- [Work to be completed]
Quote, with no changes, the lines that run from the top of the material to the line with "line width=1pt] ([xshift=-3pt]#1.center)", both included.

- [Stored data]
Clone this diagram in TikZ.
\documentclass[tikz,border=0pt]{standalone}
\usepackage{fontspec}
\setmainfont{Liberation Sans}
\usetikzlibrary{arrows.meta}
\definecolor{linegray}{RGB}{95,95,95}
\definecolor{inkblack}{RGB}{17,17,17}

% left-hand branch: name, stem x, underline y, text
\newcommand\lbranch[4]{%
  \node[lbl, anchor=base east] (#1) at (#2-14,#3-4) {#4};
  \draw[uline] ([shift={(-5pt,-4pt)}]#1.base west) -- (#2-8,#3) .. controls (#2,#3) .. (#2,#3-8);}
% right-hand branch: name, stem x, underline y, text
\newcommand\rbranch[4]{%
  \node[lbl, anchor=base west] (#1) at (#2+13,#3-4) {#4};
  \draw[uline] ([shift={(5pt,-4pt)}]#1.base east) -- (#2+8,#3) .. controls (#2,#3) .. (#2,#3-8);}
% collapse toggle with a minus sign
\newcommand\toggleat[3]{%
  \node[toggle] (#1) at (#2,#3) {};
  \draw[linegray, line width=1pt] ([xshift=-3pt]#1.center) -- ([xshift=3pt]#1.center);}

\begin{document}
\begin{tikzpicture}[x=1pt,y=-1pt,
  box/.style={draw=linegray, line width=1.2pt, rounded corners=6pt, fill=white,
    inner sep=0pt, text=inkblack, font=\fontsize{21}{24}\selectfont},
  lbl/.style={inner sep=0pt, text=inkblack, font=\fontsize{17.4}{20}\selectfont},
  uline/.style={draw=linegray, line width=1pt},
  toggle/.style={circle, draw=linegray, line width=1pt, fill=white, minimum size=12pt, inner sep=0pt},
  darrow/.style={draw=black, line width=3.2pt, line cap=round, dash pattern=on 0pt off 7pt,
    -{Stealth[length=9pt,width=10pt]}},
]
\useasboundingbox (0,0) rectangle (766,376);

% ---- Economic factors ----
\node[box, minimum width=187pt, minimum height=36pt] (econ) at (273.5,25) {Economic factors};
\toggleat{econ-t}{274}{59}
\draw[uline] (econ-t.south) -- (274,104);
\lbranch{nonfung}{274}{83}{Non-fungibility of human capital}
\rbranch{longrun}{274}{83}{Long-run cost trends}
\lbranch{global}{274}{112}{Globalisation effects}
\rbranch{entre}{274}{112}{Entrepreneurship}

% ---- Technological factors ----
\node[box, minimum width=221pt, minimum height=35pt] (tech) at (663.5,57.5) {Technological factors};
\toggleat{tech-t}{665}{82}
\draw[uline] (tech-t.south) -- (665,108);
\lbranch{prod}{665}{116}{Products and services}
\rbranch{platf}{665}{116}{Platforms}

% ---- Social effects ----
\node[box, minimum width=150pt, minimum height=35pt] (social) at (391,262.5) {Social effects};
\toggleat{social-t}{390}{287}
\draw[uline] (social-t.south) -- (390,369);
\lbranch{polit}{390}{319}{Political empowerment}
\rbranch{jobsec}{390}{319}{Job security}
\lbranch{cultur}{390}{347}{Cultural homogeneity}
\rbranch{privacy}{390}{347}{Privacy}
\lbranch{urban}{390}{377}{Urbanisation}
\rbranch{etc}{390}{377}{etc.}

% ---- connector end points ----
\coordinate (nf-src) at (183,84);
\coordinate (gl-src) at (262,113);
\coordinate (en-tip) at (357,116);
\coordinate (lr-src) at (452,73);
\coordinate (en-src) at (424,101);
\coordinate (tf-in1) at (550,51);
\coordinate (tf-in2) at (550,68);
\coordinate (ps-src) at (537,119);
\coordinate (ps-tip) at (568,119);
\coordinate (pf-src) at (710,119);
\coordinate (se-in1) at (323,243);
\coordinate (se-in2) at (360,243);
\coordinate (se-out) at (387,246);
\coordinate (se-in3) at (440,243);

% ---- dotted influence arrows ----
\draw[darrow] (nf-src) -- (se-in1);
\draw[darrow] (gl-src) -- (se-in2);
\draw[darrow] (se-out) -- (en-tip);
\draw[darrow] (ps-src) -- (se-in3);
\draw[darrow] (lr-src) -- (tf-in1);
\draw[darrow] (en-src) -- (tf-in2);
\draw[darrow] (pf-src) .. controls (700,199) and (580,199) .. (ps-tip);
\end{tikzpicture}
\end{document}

- [Answer to this exercise]
Clone this diagram in TikZ.
\documentclass[tikz,border=0pt]{standalone}
\usepackage{fontspec}
\setmainfont{Liberation Sans}
\usetikzlibrary{arrows.meta}
\definecolor{linegray}{RGB}{95,95,95}
\definecolor{inkblack}{RGB}{17,17,17}

% left-hand branch: name, stem x, underline y, text
\newcommand\lbranch[4]{%
  \node[lbl, anchor=base east] (#1) at (#2-14,#3-4) {#4};
  \draw[uline] ([shift={(-5pt,-4pt)}]#1.base west) -- (#2-8,#3) .. controls (#2,#3) .. (#2,#3-8);}
% right-hand branch: name, stem x, underline y, text
\newcommand\rbranch[4]{%
  \node[lbl, anchor=base west] (#1) at (#2+13,#3-4) {#4};
  \draw[uline] ([shift={(5pt,-4pt)}]#1.base east) -- (#2+8,#3) .. controls (#2,#3) .. (#2,#3-8);}
% collapse toggle with a minus sign
\newcommand\toggleat[3]{%
  \node[toggle] (#1) at (#2,#3) {};
  \draw[linegray, line width=1pt] ([xshift=-3pt]#1.center) -- ([xshift=3pt]#1.center);}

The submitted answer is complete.